Start at the line holding "Recreate this image", stop at the line holding "const setTicks = arr", and repeat those lines exactly, both ends included; skip the pictures.
——
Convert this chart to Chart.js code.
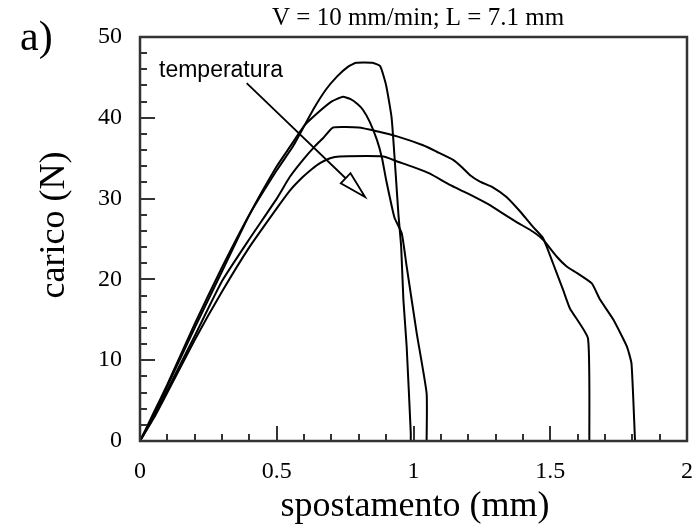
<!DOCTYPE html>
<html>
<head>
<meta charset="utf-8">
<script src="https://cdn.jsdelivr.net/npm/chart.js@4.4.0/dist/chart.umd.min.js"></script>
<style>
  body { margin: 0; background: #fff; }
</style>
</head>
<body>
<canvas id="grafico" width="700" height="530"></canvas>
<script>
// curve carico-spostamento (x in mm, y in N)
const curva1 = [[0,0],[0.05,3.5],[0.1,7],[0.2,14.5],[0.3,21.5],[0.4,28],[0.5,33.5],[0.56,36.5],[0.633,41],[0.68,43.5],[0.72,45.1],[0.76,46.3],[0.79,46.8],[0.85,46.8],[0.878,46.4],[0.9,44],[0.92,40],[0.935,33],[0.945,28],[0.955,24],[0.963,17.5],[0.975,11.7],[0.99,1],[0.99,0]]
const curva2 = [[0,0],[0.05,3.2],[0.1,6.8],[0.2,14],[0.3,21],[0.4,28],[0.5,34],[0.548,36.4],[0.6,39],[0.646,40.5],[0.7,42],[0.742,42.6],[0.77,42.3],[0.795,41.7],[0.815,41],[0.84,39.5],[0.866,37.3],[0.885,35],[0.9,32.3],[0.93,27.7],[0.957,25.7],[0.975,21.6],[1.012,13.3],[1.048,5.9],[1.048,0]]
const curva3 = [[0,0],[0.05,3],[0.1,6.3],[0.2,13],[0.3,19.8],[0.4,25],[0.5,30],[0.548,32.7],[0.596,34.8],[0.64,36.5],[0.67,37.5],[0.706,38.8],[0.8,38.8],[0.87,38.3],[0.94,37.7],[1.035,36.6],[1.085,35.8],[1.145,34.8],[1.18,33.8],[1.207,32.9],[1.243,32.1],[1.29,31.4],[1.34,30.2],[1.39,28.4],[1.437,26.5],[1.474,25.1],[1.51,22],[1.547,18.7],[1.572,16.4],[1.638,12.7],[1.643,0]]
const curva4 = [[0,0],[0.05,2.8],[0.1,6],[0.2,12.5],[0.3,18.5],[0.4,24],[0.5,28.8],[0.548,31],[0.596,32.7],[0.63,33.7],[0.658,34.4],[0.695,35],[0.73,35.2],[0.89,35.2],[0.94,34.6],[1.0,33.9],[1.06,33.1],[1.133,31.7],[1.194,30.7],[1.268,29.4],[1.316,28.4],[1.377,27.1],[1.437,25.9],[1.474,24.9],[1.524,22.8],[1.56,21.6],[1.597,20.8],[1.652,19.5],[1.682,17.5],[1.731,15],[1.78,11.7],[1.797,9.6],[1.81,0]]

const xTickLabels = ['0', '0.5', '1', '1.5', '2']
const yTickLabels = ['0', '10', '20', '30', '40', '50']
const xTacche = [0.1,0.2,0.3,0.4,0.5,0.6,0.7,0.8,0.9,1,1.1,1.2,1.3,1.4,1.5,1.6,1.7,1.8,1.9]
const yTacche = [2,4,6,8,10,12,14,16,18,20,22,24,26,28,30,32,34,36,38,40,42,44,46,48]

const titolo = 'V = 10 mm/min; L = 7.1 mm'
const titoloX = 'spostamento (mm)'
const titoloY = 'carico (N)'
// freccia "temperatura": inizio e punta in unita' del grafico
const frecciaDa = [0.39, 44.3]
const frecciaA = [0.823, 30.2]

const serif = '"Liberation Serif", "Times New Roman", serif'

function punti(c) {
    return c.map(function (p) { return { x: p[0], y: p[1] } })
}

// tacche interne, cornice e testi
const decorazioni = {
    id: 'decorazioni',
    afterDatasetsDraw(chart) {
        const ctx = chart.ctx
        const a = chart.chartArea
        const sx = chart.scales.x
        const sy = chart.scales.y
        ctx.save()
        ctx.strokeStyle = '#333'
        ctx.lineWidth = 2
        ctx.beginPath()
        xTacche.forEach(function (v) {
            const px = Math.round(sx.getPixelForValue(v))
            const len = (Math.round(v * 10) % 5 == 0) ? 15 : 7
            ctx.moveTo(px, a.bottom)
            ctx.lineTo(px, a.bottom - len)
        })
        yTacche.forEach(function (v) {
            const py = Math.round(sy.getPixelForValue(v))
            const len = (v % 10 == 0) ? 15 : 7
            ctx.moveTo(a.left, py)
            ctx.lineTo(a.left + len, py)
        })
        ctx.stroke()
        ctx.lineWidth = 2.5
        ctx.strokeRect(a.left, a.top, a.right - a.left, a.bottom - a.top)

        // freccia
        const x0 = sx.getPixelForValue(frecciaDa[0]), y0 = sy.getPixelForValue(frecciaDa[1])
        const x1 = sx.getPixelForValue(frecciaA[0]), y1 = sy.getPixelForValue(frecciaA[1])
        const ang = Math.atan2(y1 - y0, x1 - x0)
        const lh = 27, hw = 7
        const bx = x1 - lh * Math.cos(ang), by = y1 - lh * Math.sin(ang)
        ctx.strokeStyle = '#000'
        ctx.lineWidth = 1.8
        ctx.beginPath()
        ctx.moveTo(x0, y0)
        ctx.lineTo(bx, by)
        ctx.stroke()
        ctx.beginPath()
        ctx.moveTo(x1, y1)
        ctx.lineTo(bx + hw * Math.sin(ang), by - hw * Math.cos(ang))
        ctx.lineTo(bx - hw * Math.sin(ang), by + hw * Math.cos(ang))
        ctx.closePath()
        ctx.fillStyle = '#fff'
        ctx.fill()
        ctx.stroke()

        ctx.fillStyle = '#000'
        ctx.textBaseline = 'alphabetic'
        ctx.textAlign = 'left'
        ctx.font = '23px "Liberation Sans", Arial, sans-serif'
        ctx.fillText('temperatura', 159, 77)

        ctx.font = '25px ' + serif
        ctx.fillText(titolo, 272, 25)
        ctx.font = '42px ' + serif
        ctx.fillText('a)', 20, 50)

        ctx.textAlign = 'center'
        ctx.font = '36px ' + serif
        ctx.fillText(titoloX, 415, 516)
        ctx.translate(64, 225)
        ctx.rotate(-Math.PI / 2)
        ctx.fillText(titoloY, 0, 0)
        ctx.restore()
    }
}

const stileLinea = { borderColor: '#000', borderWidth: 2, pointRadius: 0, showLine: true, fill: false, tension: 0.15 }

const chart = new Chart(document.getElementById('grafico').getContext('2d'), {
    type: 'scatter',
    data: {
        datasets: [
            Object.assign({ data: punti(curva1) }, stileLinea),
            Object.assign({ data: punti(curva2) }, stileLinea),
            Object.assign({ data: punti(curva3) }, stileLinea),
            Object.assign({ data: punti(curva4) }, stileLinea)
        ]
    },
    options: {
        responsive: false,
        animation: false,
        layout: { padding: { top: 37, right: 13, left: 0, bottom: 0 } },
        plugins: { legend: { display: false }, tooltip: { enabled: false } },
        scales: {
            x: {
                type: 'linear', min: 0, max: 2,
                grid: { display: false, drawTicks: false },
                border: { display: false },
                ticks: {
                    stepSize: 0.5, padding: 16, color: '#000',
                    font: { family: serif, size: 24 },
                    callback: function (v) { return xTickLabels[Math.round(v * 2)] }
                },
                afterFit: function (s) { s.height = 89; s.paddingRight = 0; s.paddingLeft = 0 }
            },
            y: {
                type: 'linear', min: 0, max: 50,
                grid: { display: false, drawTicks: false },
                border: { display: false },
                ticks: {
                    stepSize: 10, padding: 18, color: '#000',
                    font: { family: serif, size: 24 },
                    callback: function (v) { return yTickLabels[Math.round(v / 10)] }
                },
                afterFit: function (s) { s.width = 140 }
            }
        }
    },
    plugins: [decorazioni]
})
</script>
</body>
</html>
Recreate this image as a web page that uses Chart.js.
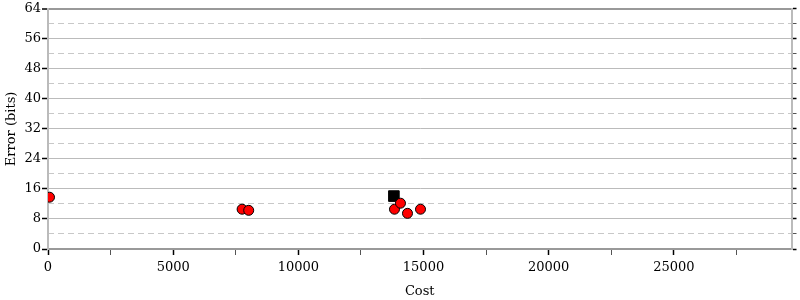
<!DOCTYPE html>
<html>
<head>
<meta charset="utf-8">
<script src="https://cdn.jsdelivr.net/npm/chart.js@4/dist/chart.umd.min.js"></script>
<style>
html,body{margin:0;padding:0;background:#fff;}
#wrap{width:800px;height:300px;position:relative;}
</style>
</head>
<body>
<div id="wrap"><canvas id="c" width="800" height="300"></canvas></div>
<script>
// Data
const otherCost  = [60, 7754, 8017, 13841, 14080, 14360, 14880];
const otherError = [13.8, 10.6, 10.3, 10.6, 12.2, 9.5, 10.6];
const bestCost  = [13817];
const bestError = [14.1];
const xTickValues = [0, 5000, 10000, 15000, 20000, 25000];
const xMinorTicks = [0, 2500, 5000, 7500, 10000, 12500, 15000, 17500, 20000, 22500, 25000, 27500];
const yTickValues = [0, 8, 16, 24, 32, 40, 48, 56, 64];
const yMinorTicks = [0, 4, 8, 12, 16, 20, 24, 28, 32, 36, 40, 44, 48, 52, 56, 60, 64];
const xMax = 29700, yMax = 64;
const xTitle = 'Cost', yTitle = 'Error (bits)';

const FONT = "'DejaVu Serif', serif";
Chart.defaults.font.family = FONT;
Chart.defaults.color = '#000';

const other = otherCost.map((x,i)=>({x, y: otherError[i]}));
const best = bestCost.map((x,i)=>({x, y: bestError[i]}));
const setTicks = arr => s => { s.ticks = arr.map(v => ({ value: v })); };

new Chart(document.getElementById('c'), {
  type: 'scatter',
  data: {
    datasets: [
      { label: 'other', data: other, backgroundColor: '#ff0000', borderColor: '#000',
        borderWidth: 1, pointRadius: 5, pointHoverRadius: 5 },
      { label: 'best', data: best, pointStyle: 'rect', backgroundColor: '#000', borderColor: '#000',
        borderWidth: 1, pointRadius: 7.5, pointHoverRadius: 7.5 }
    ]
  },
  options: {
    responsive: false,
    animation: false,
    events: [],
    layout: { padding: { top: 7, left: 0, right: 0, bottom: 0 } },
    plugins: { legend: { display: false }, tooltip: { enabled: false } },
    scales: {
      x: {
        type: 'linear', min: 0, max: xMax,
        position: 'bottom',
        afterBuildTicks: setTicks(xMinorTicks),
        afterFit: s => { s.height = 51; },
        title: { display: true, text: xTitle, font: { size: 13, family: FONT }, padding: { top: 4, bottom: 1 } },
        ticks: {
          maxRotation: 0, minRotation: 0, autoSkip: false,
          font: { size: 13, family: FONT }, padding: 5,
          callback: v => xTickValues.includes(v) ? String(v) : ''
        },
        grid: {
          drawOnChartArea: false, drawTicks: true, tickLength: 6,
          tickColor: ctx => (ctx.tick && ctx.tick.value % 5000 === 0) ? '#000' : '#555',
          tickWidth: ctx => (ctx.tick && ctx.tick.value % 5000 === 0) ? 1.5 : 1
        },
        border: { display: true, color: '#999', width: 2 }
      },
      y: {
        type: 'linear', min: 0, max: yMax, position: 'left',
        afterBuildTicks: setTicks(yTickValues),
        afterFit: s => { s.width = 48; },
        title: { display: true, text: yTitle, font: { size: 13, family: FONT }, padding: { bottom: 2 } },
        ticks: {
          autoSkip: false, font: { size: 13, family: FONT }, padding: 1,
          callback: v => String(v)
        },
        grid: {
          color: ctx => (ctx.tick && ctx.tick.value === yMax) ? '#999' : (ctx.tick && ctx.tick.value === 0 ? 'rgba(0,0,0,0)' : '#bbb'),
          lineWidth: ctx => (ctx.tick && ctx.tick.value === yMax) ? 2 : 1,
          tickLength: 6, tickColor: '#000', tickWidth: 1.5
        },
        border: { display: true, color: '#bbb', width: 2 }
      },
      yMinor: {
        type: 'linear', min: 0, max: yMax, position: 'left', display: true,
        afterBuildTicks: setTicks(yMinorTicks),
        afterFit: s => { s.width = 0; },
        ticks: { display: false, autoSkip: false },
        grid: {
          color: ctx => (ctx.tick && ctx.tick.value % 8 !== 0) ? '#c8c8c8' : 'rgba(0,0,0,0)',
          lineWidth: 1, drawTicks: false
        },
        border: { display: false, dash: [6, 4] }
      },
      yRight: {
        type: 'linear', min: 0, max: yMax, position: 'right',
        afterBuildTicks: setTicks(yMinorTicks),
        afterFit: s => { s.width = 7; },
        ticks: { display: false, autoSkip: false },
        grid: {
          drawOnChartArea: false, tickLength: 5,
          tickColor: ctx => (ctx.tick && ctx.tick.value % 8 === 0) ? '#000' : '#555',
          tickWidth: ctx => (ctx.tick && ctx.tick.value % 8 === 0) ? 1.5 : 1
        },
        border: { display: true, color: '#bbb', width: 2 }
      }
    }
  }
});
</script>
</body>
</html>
——
## Response below
Recreate this image as a web page that uses Chart.js.
<!DOCTYPE html>
<html>
<head>
<meta charset="utf-8">
<script src="https://cdn.jsdelivr.net/npm/chart.js@4/dist/chart.umd.min.js"></script>
<style>
html,body{margin:0;padding:0;background:#fff;}
#wrap{width:800px;height:300px;position:relative;}
</style>
</head>
<body>
<div id="wrap"><canvas id="c" width="800" height="300"></canvas></div>
<script>
// Data
const otherCost  = [60, 7754, 8017, 13841, 14080, 14360, 14880];
const otherError = [13.8, 10.6, 10.3, 10.6, 12.2, 9.5, 10.6];
const bestCost  = [13817];
const bestError = [14.1];
const xTickValues = [0, 5000, 10000, 15000, 20000, 25000];
const xMinorTicks = [0, 2500, 5000, 7500, 10000, 12500, 15000, 17500, 20000, 22500, 25000, 27500];
const yTickValues = [0, 8, 16, 24, 32, 40, 48, 56, 64];
const yMinorTicks = [0, 4, 8, 12, 16, 20, 24, 28, 32, 36, 40, 44, 48, 52, 56, 60, 64];
const xMax = 29700, yMax = 64;
const xTitle = 'Cost', yTitle = 'Error (bits)';

const FONT = "'DejaVu Serif', serif";
Chart.defaults.font.family = FONT;
Chart.defaults.color = '#000';

const other = otherCost.map((x,i)=>({x, y: otherError[i]}));
const best = bestCost.map((x,i)=>({x, y: bestError[i]}));
const setTicks = arr => s => { s.ticks = arr.map(v => ({ value: v })); };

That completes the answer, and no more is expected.